After robbing those houses on that street, the thief has found himself a new place for his thievery so that he will not get too much attention. This time, all houses at this place are arranged in a circle. That means the first house is the neighbor of the last one. Meanwhile, the security system for these houses remain the same as for those in the previous street.

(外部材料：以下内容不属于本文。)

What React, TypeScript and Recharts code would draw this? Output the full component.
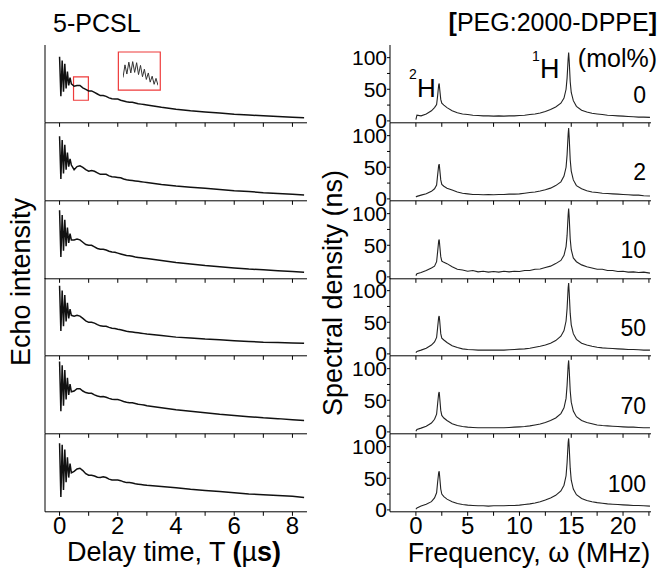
import React from 'react';
import { LineChart, Line, XAxis, YAxis, ReferenceArea } from 'recharts';

const FONT = '"Liberation Sans", Arial, Helvetica, sans-serif';

// delay time grid (µs), shared by the six echo traces
const echoTime = [
  0, 0.045, 0.09, 0.135, 0.18, 0.225, 0.27, 0.315, 0.36, 0.405,
  0.5, 0.6, 0.7, 0.8, 0.9, 1.0, 1.1, 1.2, 1.3, 1.4, 1.5, 1.6, 1.7, 1.8, 1.9, 2.0,
  2.1, 2.2, 2.3, 2.4, 2.5, 2.6, 2.7, 2.8, 2.9, 3.0,
  3.5, 4.0, 4.5, 5.0, 5.5, 6.0, 6.5, 7.0, 7.5, 8.0, 8.4,
];

// echo intensity, % of panel height
const echo0 = [85, 34, 80, 40, 76, 44, 66, 48, 58, 50,
  47, 48, 48, 45, 43, 41, 41, 39, 37, 35, 35, 34, 32, 31, 30.5, 30.5, 29, 28, 27, 26.5, 26.5, 25.5, 24.5, 24, 23.5, 23,
  20, 17.5, 15.5, 14, 12.5, 11, 10, 9, 8, 7, 6.5];
const echo2 = [83, 28, 78, 35, 72, 40, 62, 44, 54, 46,
  40, 44, 45, 43, 40, 38, 39, 38, 36, 34, 34, 34, 32, 31, 30.5, 30, 29.5, 28, 27, 26.5, 26, 25.5, 25, 24.5, 24, 23.5,
  21, 19, 17.5, 16, 14.5, 13, 12, 10.5, 9.5, 8.5, 7.5];
const echo10 = [88, 28, 82, 36, 76, 42, 66, 46, 58, 50,
  50, 51, 50, 47, 44, 43, 43, 41, 39, 38, 38, 37, 35.5, 34.5, 34, 33, 32, 31, 30, 29.5, 29, 28, 27.5, 27, 26.5, 26,
  23.5, 21, 19, 17, 15.5, 14, 12.5, 11.5, 10.5, 9.5, 8.5];
const echo50 = [90, 32, 84, 38, 78, 44, 68, 48, 60, 52,
  51, 52, 51, 48, 45, 43, 43, 42, 40, 38.5, 38, 38, 36.5, 35.5, 35, 34, 33.5, 32.5, 31.5, 31, 30.5, 30, 29.5, 29, 28.5, 28,
  26, 24, 23, 21.5, 20.5, 19.5, 18.5, 17.5, 17, 16.5, 16];
const echo70 = [93, 29, 88, 36, 82, 44, 72, 50, 64, 54,
  55, 58, 58, 55, 53, 52, 52, 50, 48.5, 47.5, 48, 47, 45.5, 44.5, 44, 44, 43, 41.5, 40.5, 40, 40, 39, 38, 37.5, 37, 36,
  33.5, 31, 29, 27, 25, 23.5, 22, 20.5, 19.5, 18, 17];
const echo100 = [88, 19, 86, 28, 80, 38, 70, 44, 62, 50,
  52, 55, 56, 53, 49, 47, 47, 46, 44.5, 44, 45, 44, 42, 41, 41, 41, 40, 38.5, 37.5, 37.5, 37, 36, 35.5, 35, 34.5, 34,
  32.5, 31, 29, 27.5, 26, 24.5, 23, 22, 21, 20, 18.5];

// magnified piece of the first trace (inset)
const insetTime = [0.5, 0.527, 0.553, 0.58, 0.607, 0.633, 0.66, 0.687, 0.713, 0.74,
  0.767, 0.793, 0.82, 0.847, 0.873, 0.9, 0.927, 0.953, 0.98];
const insetValues = [35, 82, 48, 92, 52, 94, 54, 90, 46, 80, 38, 66, 28, 52, 18, 40, 10, 32, 6];

// frequency grid (MHz) for the spectra
const freq = [
  0, 0.1, 0.5, 1.0, 1.5, 1.8, 2.0, 2.1, 2.2, 2.25, 2.3, 2.4, 2.5, 2.7, 3.0,
  3.5, 4.0, 4.5, 5.0, 5.5, 6.0, 6.5, 7.0, 7.5, 8.0, 8.5, 9.0, 9.5, 10.0, 10.5, 11.0, 11.5, 12.0, 12.5, 13.0, 13.5,
  14.0, 14.3, 14.5, 14.6, 14.7, 14.75, 14.8, 14.9, 15.0, 15.2, 15.5,
  16.0, 16.5, 17.0, 17.5, 18.0, 18.5, 19.0, 19.5, 20.0, 20.5, 21.0, 21.5, 22.0, 22.6,
];

// spectral density (ns)
const spec0 = [2, 9, 8, 11, 16, 21, 26, 40, 57, 59, 50, 34, 28, 25, 21,
  16, 13, 11, 10, 9, 8.5, 8, 8, 7.5, 8, 7.5, 8, 8, 8.5, 9, 10, 11, 12.5, 15, 18, 22,
  28, 36, 50, 68, 98, 108, 96, 62, 45, 32, 23,
  17, 14, 12, 11, 10, 9, 8.5, 8, 7.5, 7, 6.5, 6, 6, 5.5];
const spec2 = [3, 4, 6, 8, 12, 16, 22, 38, 53, 55, 47, 30, 23, 20, 17,
  14, 11, 9, 8, 7, 7, 6.5, 7, 6.5, 7, 7, 7.5, 7.5, 8, 9, 10, 11, 12.5, 14.5, 17, 21,
  27, 36, 50, 70, 102, 112, 98, 62, 44, 30, 21,
  16, 13, 11, 10, 9, 8.5, 8, 7.5, 7, 6.5, 6, 6, 5, 4.5];
const spec10 = [2, 5, 7, 10, 14, 17, 24, 40, 57, 59, 50, 32, 25, 23, 21,
  16, 12, 11, 9, 10, 8, 9, 7.5, 8.5, 7.5, 9, 8, 9, 8.5, 10, 10, 12, 12.5, 15, 17, 21,
  26, 34, 48, 66, 98, 108, 95, 60, 43, 30, 24,
  19, 16, 14, 12, 12, 10, 10, 8.5, 9, 7.5, 8, 7, 7.5, 6];
const spec50 = [2, 4, 6, 9, 14, 19, 26, 42, 58, 60, 52, 32, 25, 22, 18,
  13, 10, 8, 7, 6.5, 6, 6, 6, 6, 6, 6, 6.5, 7, 7.5, 8, 9, 10.5, 12, 14, 17, 21,
  28, 37, 52, 72, 104, 112, 98, 64, 46, 32, 23,
  17, 14, 12, 10.5, 9.5, 9, 8.5, 8, 7.5, 7, 7, 6.5, 6, 6];
const spec70 = [1, 4, 6, 9, 14, 20, 28, 45, 61, 63, 54, 34, 26, 22, 18,
  13, 10, 8.5, 7.5, 7, 6.5, 6.5, 6.5, 6.5, 6.5, 6.5, 7, 7.5, 8, 8.5, 9.5, 11, 12.5, 15, 18, 22,
  29, 38, 53, 74, 105, 113, 99, 65, 47, 33, 24,
  18, 15, 13, 11, 10, 9.5, 9, 8.5, 8, 7.5, 7.5, 7, 6.5, 6.5];
const spec100 = [1, 3, 6, 9, 13, 19, 27, 44, 59, 61, 52, 33, 25, 21, 17,
  13, 10, 8.5, 7.5, 7, 6.5, 6.5, 6, 6.5, 6.5, 6.5, 7, 7, 7.5, 8.5, 9.5, 11, 13, 15.5, 19, 23,
  30, 39, 54, 75, 106, 113, 100, 66, 47, 33, 24,
  18, 15, 13, 11.5, 10.5, 9.5, 9, 8.5, 8, 7.5, 7, 7, 6.5, 6];

const molLabels = ['0', '2', '10', '50', '70', '100'];
const echoSeries = [echo0, echo2, echo10, echo50, echo70, echo100];
const specSeries = [spec0, spec2, spec10, spec50, spec70, spec100];

const timeTicks = [0, 1, 2, 3, 4, 5, 6, 7, 8];
const freqTicks = [0, 2.5, 5, 7.5, 10, 12.5, 15, 17.5, 20, 22.5];
const densityTicks = [0, 25, 50, 75, 100];

const TOP = 45;
const PANEL_H = 77.8;

const EchoPanel = ({ values, index, last }: { values: number[]; index: number; last: boolean }) => {
  const data = echoTime.map((t, i) => ({ t, v: values[i] }));
  const axisH = last ? 50 : 8;
  return (
    <div style={{ position: 'absolute', left: 0, top: TOP + index * PANEL_H }}>
      <LineChart width={315} height={PANEL_H + axisH} data={data} margin={{ top: 0, right: 8, bottom: 0, left: 0 }}>
        <XAxis
          dataKey="t"
          type="number"
          domain={[-0.5, 8.5]}
          ticks={timeTicks}
          interval={0}
          height={axisH}
          tickSize={4}
          tickMargin={1}
          stroke="#000"
          tickFormatter={(v: number) => (last && v % 2 === 0 ? String(v) : '')}
          tick={{ fontSize: 24, fill: '#000', fontFamily: FONT }}
        />
        <YAxis type="number" domain={[0, 100]} width={45} tick={false} tickLine={false} stroke="#000" />
        {index === 0 && (
          <ReferenceArea x1={0.48} x2={0.99} y1={29} y2={59} fill="none" stroke="#ee3b3b" strokeWidth={1.2} ifOverflow="visible" />
        )}
        {index === 0 && (
          <ReferenceArea x1={2.02} x2={3.46} y1={42} y2={91} fill="none" stroke="#ee3b3b" strokeWidth={1.2} ifOverflow="visible" />
        )}
        <Line type="linear" dataKey="v" stroke="#111" strokeWidth={1.5} dot={false} isAnimationActive={false} />
      </LineChart>
    </div>
  );
};

const SpecPanel = ({ values, index, last }: { values: number[]; index: number; last: boolean }) => {
  const data = freq.map((f, i) => ({ f, v: values[i] }));
  const axisH = last ? 50 : 10;
  return (
    <div style={{ position: 'absolute', left: 350, top: TOP + index * PANEL_H }}>
      <LineChart width={301} height={PANEL_H + axisH} data={data} margin={{ top: 0, right: 0, bottom: 0, left: 0 }}>
        <XAxis
          dataKey="f"
          type="number"
          domain={[-2.5, 22.7]}
          ticks={freqTicks}
          interval={0}
          height={axisH}
          tickSize={4}
          tickMargin={1}
          stroke="#000"
          tickFormatter={(v: number) => (last && v % 5 === 0 ? String(v) : '')}
          tick={{ fontSize: 24, fill: '#000', fontFamily: FONT }}
        />
        <YAxis
          type="number"
          domain={[-3, 120]}
          ticks={densityTicks}
          interval={0}
          width={40}
          tickSize={3}
          tickMargin={0}
          stroke="#000"
          tickFormatter={(v: number) => (v % 50 === 0 ? String(v) : '')}
          tick={{ fontSize: 21, fill: '#000', fontFamily: FONT }}
        />
        <Line type="linear" dataKey="v" stroke="#222" strokeWidth={1.1} dot={false} isAnimationActive={false} />
      </LineChart>
    </div>
  );
};

const Inset = () => {
  const data = insetTime.map((t, i) => ({ t, v: insetValues[i] }));
  return (
    <div style={{ position: 'absolute', left: 123, top: 60 }}>
      <LineChart width={35} height={27} data={data} margin={{ top: 0, right: 0, bottom: 0, left: 0 }}>
        <XAxis dataKey="t" type="number" domain={['dataMin', 'dataMax']} hide />
        <YAxis type="number" domain={[0, 100]} hide />
        <Line type="linear" dataKey="v" stroke="#333" strokeWidth={1} dot={false} isAnimationActive={false} />
      </LineChart>
    </div>
  );
};

export default function App() {
  return (
    <div style={{ position: 'absolute', left: 0, top: 0, width: 660, height: 569, background: '#fff', fontFamily: FONT }}>
      {echoSeries.map((s, i) => (
        <EchoPanel key={'e' + i} values={s} index={i} last={i === echoSeries.length - 1} />
      ))}
      {specSeries.map((s, i) => (
        <SpecPanel key={'s' + i} values={s} index={i} last={i === specSeries.length - 1} />
      ))}
      <Inset />
      <svg width={660} height={569} style={{ position: 'absolute', left: 0, top: 0, pointerEvents: 'none' }} fontFamily={FONT} fill="#000">
        <text x={53} y={32} fontSize={25}>5-PCSL</text>
        <text x={657} y={31} fontSize={25} textAnchor="end">
          <tspan fontWeight="bold">[</tspan>PEG:2000-DPPE<tspan fontWeight="bold">]</tspan>
        </text>
        <text transform="translate(30,282) rotate(-90)" fontSize={27} textAnchor="middle">Echo intensity</text>
        <text transform="translate(342,293) rotate(-90)" fontSize={27} textAnchor="middle">Spectral density (ns)</text>
        <text x={174} y={561} fontSize={27} textAnchor="middle">
          Delay time, T <tspan fontWeight="bold">(</tspan>µ<tspan fontWeight="bold">s)</tspan>
        </text>
        <text x={529} y={562} fontSize={27} textAnchor="middle">Frequency, ω (MHz)</text>
        <text x={657} y={67} fontSize={25} textAnchor="end">(mol%)</text>
        <text x={532} y={61} fontSize={14}>1</text>
        <text x={540} y={78} fontSize={27}>H</text>
        <text x={409} y={79} fontSize={14}>2</text>
        <text x={417} y={97} fontSize={26}>H</text>
        {molLabels.map((m, i) => (
          <text key={m} x={646} y={TOP + i * PANEL_H + 57.5} fontSize={23} textAnchor="end">{m}</text>
        ))}
      </svg>
    </div>
  );
}
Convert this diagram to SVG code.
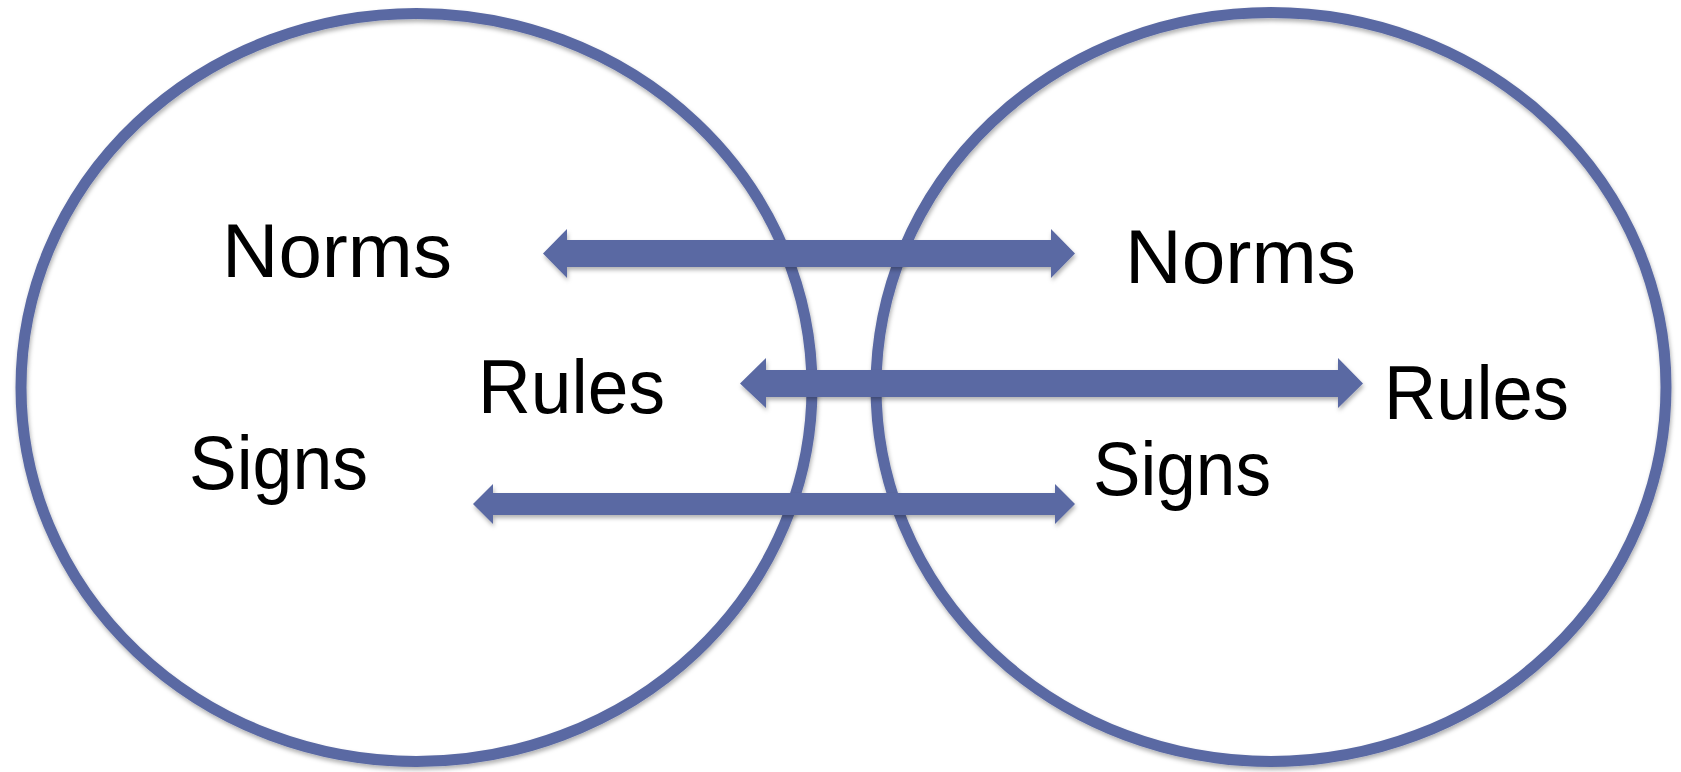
<svg xmlns="http://www.w3.org/2000/svg" width="1681" height="772" viewBox="0 0 1681 772">
  <style>
    .ring { fill: none; stroke: #5A69A3; stroke-width: 11; }
    .arrow { fill: #5A69A3; }
    .lbl { font-family: "Liberation Sans", Arial, sans-serif; font-size: 76px; fill: #000000; }
  </style>
  <defs>
    <filter id="shadow" x="-10%" y="-10%" width="120%" height="130%">
      <feDropShadow dx="1" dy="3" stdDeviation="2" flood-color="#000000" flood-opacity="0.3"/>
    </filter>
  </defs>
  <rect x="0" y="0" width="1681" height="772" fill="#ffffff"/>
  <g id="circle-left" filter="url(#shadow)">
    <ellipse class="ring" cx="416.5" cy="387.5" rx="395.5" ry="374"/>
  </g>
  <g id="circle-right" filter="url(#shadow)">
    <ellipse class="ring" cx="1271" cy="387" rx="395" ry="374.5"/>
  </g>
  <g id="connectors" filter="url(#shadow)">
    <polygon class="arrow" points="543,253.5 567,229 567,240 1051,240 1051,229 1075,253.5 1051,278 1051,267 567,267 567,278"/>
    <polygon class="arrow" points="740,383.5 766,358 766,370 1338,370 1338,358 1363,383.5 1338,408 1338,397 766,397 766,408"/>
    <polygon class="arrow" points="473,504 493,484 493,493 1055,493 1055,484 1075,504 1055,524 1055,515 493,515 493,524"/>
  </g>
  <g id="norms-left"><text class="lbl" x="222" y="277" textLength="230" lengthAdjust="spacingAndGlyphs">Norms</text></g>
  <g id="rules-left"><text class="lbl" x="478" y="413" textLength="187" lengthAdjust="spacingAndGlyphs">Rules</text></g>
  <g id="signs-left"><text class="lbl" x="189" y="489" textLength="179" lengthAdjust="spacingAndGlyphs">Signs</text></g>
  <g id="norms-right"><text class="lbl" x="1125" y="283" textLength="231" lengthAdjust="spacingAndGlyphs">Norms</text></g>
  <g id="rules-right"><text class="lbl" x="1384" y="419" textLength="185" lengthAdjust="spacingAndGlyphs">Rules</text></g>
  <g id="signs-right"><text class="lbl" x="1093" y="495" textLength="178" lengthAdjust="spacingAndGlyphs">Signs</text></g>
</svg>
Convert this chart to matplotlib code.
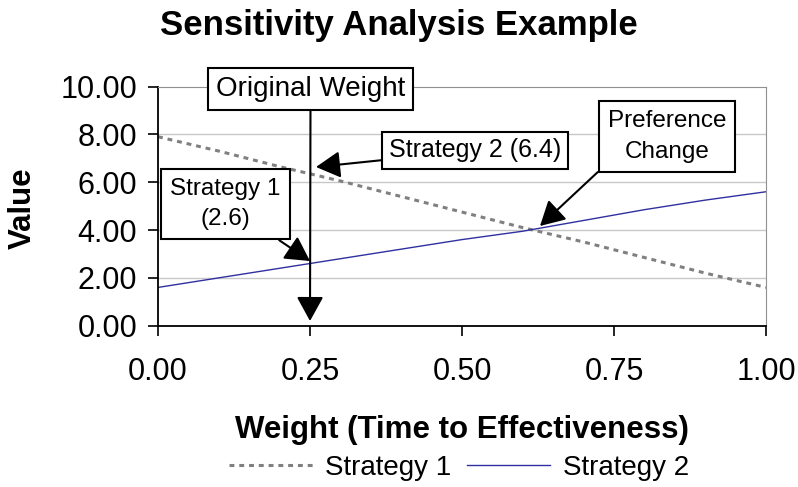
import matplotlib
matplotlib.use("Agg")
import matplotlib.pyplot as plt
from matplotlib import font_manager as fm

weights = [0.0, 0.1, 0.2, 0.3, 0.4, 0.5, 0.6, 0.7, 0.8, 0.9, 1.0]
strategy1 = [7.9, 7.3, 6.65, 6.05, 5.4, 4.75, 4.1, 3.5, 2.85, 2.2, 1.6]
strategy2 = [1.6, 2.0, 2.4, 2.8, 3.2, 3.6, 3.95, 4.4, 4.85, 5.25, 5.6]
xticks = [0.0, 0.25, 0.5, 0.75, 1.0]
yticks = [0, 2, 4, 6, 8, 10]

names = {f.name for f in fm.fontManager.ttflist}
BASE = "Liberation Sans" if "Liberation Sans" in names else "DejaVu Sans"
plt.rcParams["font.family"] = BASE

W, H = 798, 487
fig = plt.figure(figsize=(W / 100, H / 100), dpi=100)
L, R, T, B = 158, 766, 86.5, 325.7
ax = fig.add_axes([L / W, 1 - B / H, (R - L) / W, (B - T) / H])

ax.plot(weights, strategy1, color="#808080", lw=2.2, ls=(0, (1.6, 1.6)), label="Strategy 1")
ax.plot(weights, strategy2, color="#3030a0", lw=1.0, label="Strategy 2")

ax.set_xlim(0, 1)
ax.set_ylim(0, 10)
ax.set_xticks(xticks)
ax.set_yticks(yticks)
ax.set_xticklabels([f"{v:.2f}" for v in xticks], fontsize=22)
ax.set_yticklabels([f"{v:.2f}" for v in yticks], fontsize=22)
ax.tick_params(axis="both", direction="out", length=7, width=1.2, color="black")
ax.tick_params(axis="x", pad=15.5)
ax.tick_params(axis="y", pad=8)
for v in yticks[1:-1]:
    ax.axhline(v, color="#c8c8c8", lw=1.0, zorder=0)
ax.spines["left"].set_color("black")
ax.spines["bottom"].set_color("black")
ax.spines["left"].set_linewidth(1.3)
ax.spines["bottom"].set_linewidth(1.3)
ax.spines["top"].set_color("#909090")
ax.spines["right"].set_color("#909090")

fig.text(0.5, 1 - 35 / H, "Sensitivity Analysis Example", ha="center", va="baseline",
         fontsize=25, fontweight="bold")
fig.text(22.5 / W, 1 - 208 / H, "Value", rotation=90, ha="center", va="center",
         fontsize=22.5, fontweight="bold")
fig.text(462 / W, 1 - 438 / H, "Weight (Time to Effectiveness)", ha="center",
         va="baseline", fontsize=22.5, fontweight="bold")

arr = dict(arrowstyle="-|>,head_length=1.0,head_width=0.55", color="black", lw=1.5,
           mutation_scale=15, shrinkA=0, shrinkB=0)


def box(pad):
    return dict(boxstyle=f"square,pad={pad}", fc="white", ec="black", lw=1.5)


def px2d(x, y):
    return ((x - L) / (R - L), (B - y) / (B - T) * 10)


ax.annotate("Original Weight", xy=px2d(310, 321), xytext=px2d(310.5, 89),
            ha="center", va="center", fontsize=20, bbox=box(0.28),
            arrowprops=dict(arr, relpos=(0.5, 0)),
            annotation_clip=False, zorder=5)
ax.annotate("Strategy 2 (6.4)", xy=px2d(316, 167), xytext=px2d(475, 150.5),
            ha="center", va="center", fontsize=18, bbox=box(0.27), arrowprops=arr,
            annotation_clip=False, zorder=5)
ax.annotate("Strategy 1\n(2.6)", xy=px2d(310, 261), xytext=px2d(225.5, 204),
            ha="center", va="center", fontsize=17.5, bbox=box(0.38), arrowprops=arr,
            annotation_clip=False, zorder=5, linespacing=1.5)
ax.annotate("Preference\nChange", xy=px2d(540, 226), xytext=px2d(667, 136.5),
            ha="center", va="center", fontsize=17.5, bbox=box(0.38),
            arrowprops=dict(arr, relpos=(0, 0)), annotation_clip=False, zorder=5,
            linespacing=1.5)

h, lab = ax.get_legend_handles_labels()
fig.legend(h, lab, loc="center", bbox_to_anchor=(459 / W, 1 - 468 / H), ncol=2,
           frameon=False, handlelength=3.0, columnspacing=0.55, handletextpad=0.45,
           fontsize=20, borderpad=0, borderaxespad=0)

fig.savefig("out.png", dpi=100)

Given a list of non-negative integers representing the amount of money of each house, determine the maximum amount of money you can rob tonight without alerting the police.
思路:
如果窃取了第0号房子,那么就不能再窃取第n-1号房子;而如果不窃取第0号房子,那么就可以窃取第n-1号房子。所以我们可以将窃取方案按照是否窃取第0号房子分为两种类型,而每种类型的解法和House Robber的完全相同,我们最后取获利最大者即可。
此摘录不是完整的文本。